I usually keep my highest value chips in front of my other stacks. So I would have put the 2 black chips in front of my $5 chip stacks. In this case if there were also green $25 chips I would also keep them in front of the $5 chips stacks.

The other possibility is to put them on top of the $5 chip stacks.

If your black chips were in front of or on top of the red $5 chips I would not have given anything back. If they were under some red chips then it becomes a situation.

Since I have never been in this type of spot I really don't know what I would do but I think giving up $100 was generous.


The key issue is whether either you or the dealer properly announced you adding $200 before the hand started. It would be reasonable to ask for a floor ruling, and it is possible the floor rules the new $200 is not in play.

If left to the players to resolve themselves, really anything you want to do is fine. Full refund, partial refund, no refund. If you feel the $200 was clearly in play, you have no obligation give it back. But also if he says, look I was just trying to give you action as a a shortstack with a weak hand or air, and shows you his hand, giving it back is fine. But I would want to see his hand before deciding what to do.

No refund. If he won he gets the 200, if you fold cause it’s a massive overbet he gets the pot. You’re getting free rolled if you give it back. It was visible, that’s on him.


I re-read the original post and I missed that the Black Chips were in front of your stack. In that case I wouldn't give anything back.

Your opponent clearly didn't see them but that isn't your fault. You did what you were supposed to do with the $100 chips. And as was mentioned above if you had lost the hand your opponent likely wouldn't have given your $200 back.

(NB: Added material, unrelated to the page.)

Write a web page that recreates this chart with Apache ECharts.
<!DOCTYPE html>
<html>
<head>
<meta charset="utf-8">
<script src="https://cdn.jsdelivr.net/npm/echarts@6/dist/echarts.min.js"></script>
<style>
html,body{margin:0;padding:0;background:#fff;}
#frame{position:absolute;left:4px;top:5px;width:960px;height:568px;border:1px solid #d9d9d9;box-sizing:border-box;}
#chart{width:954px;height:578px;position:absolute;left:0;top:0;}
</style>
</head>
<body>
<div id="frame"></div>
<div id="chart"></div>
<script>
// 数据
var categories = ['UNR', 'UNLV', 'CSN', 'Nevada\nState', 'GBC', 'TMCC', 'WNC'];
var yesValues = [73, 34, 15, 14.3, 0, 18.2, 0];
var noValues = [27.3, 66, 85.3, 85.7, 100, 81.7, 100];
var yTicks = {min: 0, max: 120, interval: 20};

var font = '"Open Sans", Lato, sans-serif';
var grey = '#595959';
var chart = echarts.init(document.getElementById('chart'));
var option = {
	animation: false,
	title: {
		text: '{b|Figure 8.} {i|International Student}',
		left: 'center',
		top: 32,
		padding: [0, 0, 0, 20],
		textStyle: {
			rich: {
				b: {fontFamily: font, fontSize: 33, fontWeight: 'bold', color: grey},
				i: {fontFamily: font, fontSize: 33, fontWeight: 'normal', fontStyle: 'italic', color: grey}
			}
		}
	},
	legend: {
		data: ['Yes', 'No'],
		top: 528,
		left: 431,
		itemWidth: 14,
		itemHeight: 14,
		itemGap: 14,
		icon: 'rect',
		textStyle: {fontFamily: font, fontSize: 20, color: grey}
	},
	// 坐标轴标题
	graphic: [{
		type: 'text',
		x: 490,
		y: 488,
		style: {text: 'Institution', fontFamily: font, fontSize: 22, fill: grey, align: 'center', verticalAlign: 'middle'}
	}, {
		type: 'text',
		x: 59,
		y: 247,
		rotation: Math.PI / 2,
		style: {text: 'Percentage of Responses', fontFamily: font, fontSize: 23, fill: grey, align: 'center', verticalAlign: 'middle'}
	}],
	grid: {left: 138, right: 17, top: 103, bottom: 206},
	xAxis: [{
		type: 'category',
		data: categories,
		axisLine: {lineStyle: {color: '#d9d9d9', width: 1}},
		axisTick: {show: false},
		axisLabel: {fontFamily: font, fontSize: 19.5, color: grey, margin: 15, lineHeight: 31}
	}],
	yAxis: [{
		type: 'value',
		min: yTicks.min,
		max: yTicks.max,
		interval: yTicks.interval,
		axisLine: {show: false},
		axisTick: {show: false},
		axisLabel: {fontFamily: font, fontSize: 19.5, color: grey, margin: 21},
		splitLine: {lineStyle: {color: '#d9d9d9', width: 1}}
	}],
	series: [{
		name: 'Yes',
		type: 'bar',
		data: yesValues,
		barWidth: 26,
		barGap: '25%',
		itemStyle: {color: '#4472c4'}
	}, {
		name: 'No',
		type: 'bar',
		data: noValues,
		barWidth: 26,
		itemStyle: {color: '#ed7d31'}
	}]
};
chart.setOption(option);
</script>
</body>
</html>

It would be interesting if your opponent had said "I would have given you back the $200 if I had won because I didn't know you had them and I would have made a much smaller bet" but I don't think he said that...

Whenever I am in your situation where the chips I am adding go over the limit (here the limit was $300) I always take the over chips off the table and put them in my pocket where the $100 bills came from. In reality you shouldn't have been allowed to have $310 on the table at the start of the hand and at the very least you should give $10 back.


A couple things... In your first post you kind of imply that you may have been inadvertently obscuring the black chips. That would pretty much be the only reason I would give him a rebate. Like if you were mindlessly shuffling chips and the blacks were in the pile you were shuffling, or the blacks were hidden behind your other chips or something. If they were in plain view you really don't owe him anything.

The other question I have is whether he said he didn't see how much you had before or after he saw your hand. I would be much less likely to give a rebate if he said he misread your stack after he saw your hand.

In general if you've been playing poker for a while we've probably all gone all in at some point thinking our opponent had less chips than they actually had. It's typically a "live with it" and "lesson learned" type of situation.

He reacted as soon as I called and pushed my chips out before any hand was revealed. I didn't even snap call b/c I had to process the overbet.